The Brightsoruce Power Plant, in California, uses mirrors to concentrate solar energy to nearly a single point, where things get so hot you can melt metal. Nearby, in the air, the concentrated solar energy can be so high that a bird flying by can become vaporized. It just turns into gas and dust. Poof.
Some estimates suggested that something like 28,000 birds would be killed per year in this plant. Other estimates suggest that over 4,000 of this type of plant would supply the US with pretty much all of its energy needs. So, this solution to global warming would come at the cost of 112,000,000 birds annually.
That’s actually not a lot of birds, when you consider that the normal background death rate for birds is over five billion in the US alone. Also, cats kill many more per year. Far more birds are killed running into windows. And so on.
But I never like the argument that “my horrible killing machine kills far fewer (birds/people/whatever) that existing horrible killing machines, so no big deal, right?” The right thing to do is to figure out how to kill fewer birds.
So, what to do?
Engineers working at Brightsolar have solved the problem. Here’s the thing. Most of the birds, possibly all, that were being vaporized were running into a ring of intense solar radiation that formed around the plant’s tower during standby periods. This is when the sun’s energy is not concentrated around the tower, but instead, in plain old air. So, the engineers changed the direction in which the sun’s energy was pointed during stand down, and ended up creating less of a concentration. Now, the concentrated sunlight at its maximum is hot but quite survivable. It is about the strength of four suns shining at once on one spot, which does not vaporize a bird flying through it.

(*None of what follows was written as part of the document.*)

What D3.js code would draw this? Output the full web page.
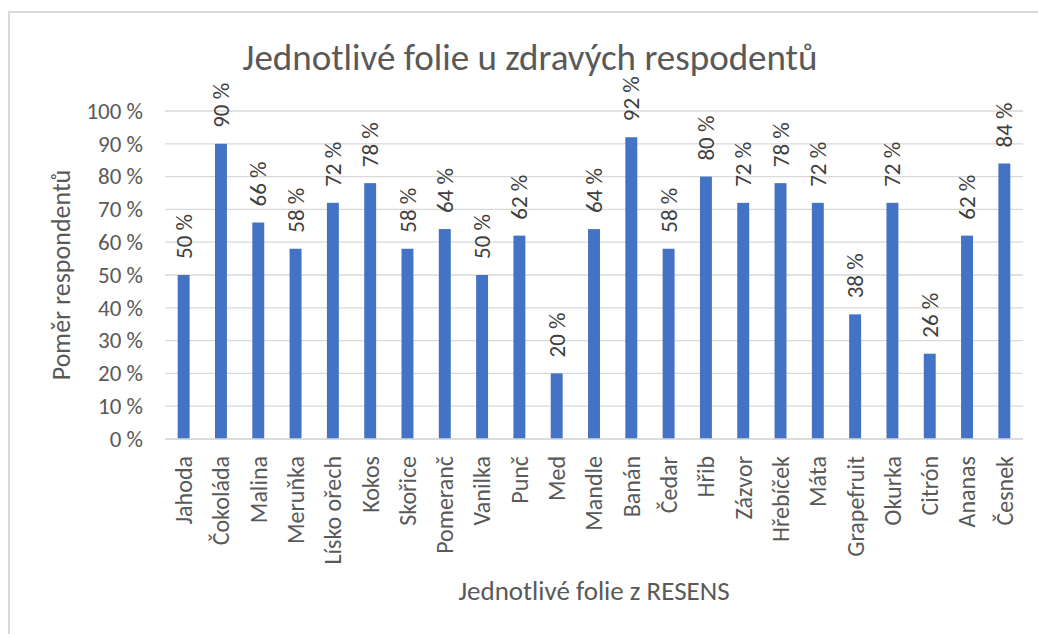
<!DOCTYPE html>
<html>
<head>
<meta charset="utf-8">
<script src="https://cdn.jsdelivr.net/npm/d3@7"></script>
<style>
  body { margin: 0; background: #fff; }
  svg text { font-family: Calibri, Carlito, Lato, sans-serif; }
</style>
</head>
<body>
<div id="chart"></div>
<script>
// categories (folie)
var categories = ["Jahoda", "Čokoláda", "Malina", "Meruňka", "Lísko ořech", "Kokos", "Skořice",
  "Pomeranč", "Vanilka", "Punč", "Med", "Mandle", "Banán", "Čedar", "Hřib", "Zázvor",
  "Hřebíček", "Máta", "Grapefruit", "Okurka", "Citrón", "Ananas", "Česnek"];
// share of respondents, percent
var values = [50, 90, 66, 58, 72, 78, 58, 64, 50, 62, 20, 64, 92, 58, 80, 72, 78, 72, 38, 72, 26, 62, 84];
var yTicks = [0, 10, 20, 30, 40, 50, 60, 70, 80, 90, 100];

function init() {
  var w = 1038;
  var h = 634;
  var plotLeft = 165, plotRight = 1023, plotTop = 111, plotBottom = 439;

  var svg = d3.select("#chart")
    .append("svg")
    .attr("width", w)
    .attr("height", h);

  // chart frame (cut off on right / bottom like the screenshot)
  svg.append("rect")
    .attr("x", 9).attr("y", 12)
    .attr("width", 1200).attr("height", 800)
    .attr("fill", "#fff")
    .attr("stroke", "#d9d9d9")
    .attr("stroke-width", 2);

  var x = d3.scaleBand()
    .domain(categories)
    .range([plotLeft, plotRight])
    .paddingInner(0.68)
    .paddingOuter(0.34);

  var y = d3.scaleLinear()
    .domain([0, 100])
    .range([plotBottom, plotTop]);

  // gridlines
  svg.append("g")
    .selectAll("line")
    .data(yTicks)
    .enter()
    .append("line")
    .attr("x1", plotLeft)
    .attr("x2", plotRight)
    .attr("y1", function(d) { return y(d); })
    .attr("y2", function(d) { return y(d); })
    .attr("stroke", "#d9d9d9")
    .attr("stroke-width", 1.3);

  // y axis labels
  var yAxis = d3.axisLeft(y)
    .tickValues(yTicks)
    .tickSize(0)
    .tickPadding(22)
    .tickFormat(function(d) { return d + " %"; });

  var ya = svg.append("g")
    .attr("transform", "translate(" + plotLeft + ",0)")
    .call(yAxis);
  ya.select(".domain").remove();
  ya.selectAll("text")
    .attr("fill", "#595959")
    .style("font-family", "Calibri, Carlito, Lato, sans-serif")
    .style("font-size", "23px");

  // bars
  svg.append("g")
    .selectAll("rect")
    .data(values)
    .enter()
    .append("rect")
    .attr("x", function(d, i) { return x(categories[i]); })
    .attr("y", function(d) { return y(d); })
    .attr("width", x.bandwidth())
    .attr("height", function(d) { return y(0) - y(d); })
    .attr("fill", "#4472c4");

  // value labels
  svg.append("g")
    .selectAll("text")
    .data(values)
    .enter()
    .append("text")
    .attr("transform", function(d, i) {
      var cx = x(categories[i]) + x.bandwidth() / 2;
      return "translate(" + cx + "," + (y(d) - 16) + ") rotate(-90)";
    })
    .attr("dy", "0.35em")
    .attr("fill", "#404040")
    .style("font-size", "23px")
    .text(function(d) { return d + " %"; });

  // x axis baseline
  svg.append("line")
    .attr("x1", plotLeft).attr("x2", plotRight)
    .attr("y1", plotBottom).attr("y2", plotBottom)
    .attr("stroke", "#d9d9d9")
    .attr("stroke-width", 1.3);

  // x axis labels
  var xAxis = d3.axisBottom(x).tickSize(0).tickPadding(0);
  var xa = svg.append("g")
    .attr("transform", "translate(0," + plotBottom + ")")
    .call(xAxis);
  xa.select(".domain").remove();
  xa.selectAll("text")
    .attr("transform", "translate(0,17) rotate(-90)")
    .attr("dy", "0.35em")
    .attr("y", 0)
    .style("text-anchor", "end")
    .attr("fill", "#595959")
    .style("font-family", "Calibri, Carlito, Lato, sans-serif")
    .style("font-size", "24px");

  // title
  svg.append("text")
    .attr("x", 530)
    .attr("y", 70)
    .attr("text-anchor", "middle")
    .attr("fill", "#595959")
    .style("font-size", "37px")
    .style("font-weight", "300")
    .text("Jednotlivé folie u zdravých respodentů");

  // axis titles
  svg.append("text")
    .attr("transform", "translate(70,275) rotate(-90)")
    .attr("text-anchor", "middle")
    .attr("fill", "#595959")
    .style("font-size", "26px")
    .text("Poměr respondentů");

  svg.append("text")
    .attr("x", 594)
    .attr("y", 600)
    .attr("text-anchor", "middle")
    .attr("fill", "#595959")
    .style("font-size", "27px")
    .text("Jednotlivé folie z RESENS");
}

window.onload = init;
</script>
</body>
</html>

The company’s Kevin Smith was quoted here as saying,
“We have had zero bird fatalities since we implemented this solution in January, despite being in the standby position as well as flux on the receiver for most days since then,” he said. “This change appears to have fully corrected the problem.”
For more information about this story, check out the following three sources:
An older post reporting on the problem and providing some context: “Birds die…”
I don’t like that post much because it presents the specious argument that “my monster is just another monster” but it does provide numerous links to helpful information. And, truthfully, if we have to make a new monster to stop global warming, then that is what we have to do.
Then we have: (Fewer to no) Birds Die (from solar flux), in which the monster is contained
The source information is from “One weird trick prevents bird deaths at solar tower power plants.” I love the title of that post. I wonder if that “one weird trick” trick is really effective at getting clicks. And, even more importantly because it may speak to the nature of human psychology, why???
That’s such good news. Thanks for this post.
James, I had heard, though this could be wrong, that some of the birds that flew into the halo pretty much disappeared in a puff of smoke.
David: I know, right? I think this has more to do with the plant being experimental and not fully deployed operationally yet.
Greg, this is almost certainly wrong. The so-called “streamers” are mainly dust and small insects, objects that can be vaporized in the focused light beam. Even the smallest of birds are far too large to have enough heat deposited into their tissues to be vaporized. Consider that some food grills are get about as hot as the beams. Do even small pieces of chicken vaporize when you put them on a food grill? Even a very hot one? No, they don’t. That’s absurd.
James, you have never seen me in action with a Weber!
But seriously, I’m sure you are right, and thanks for the links.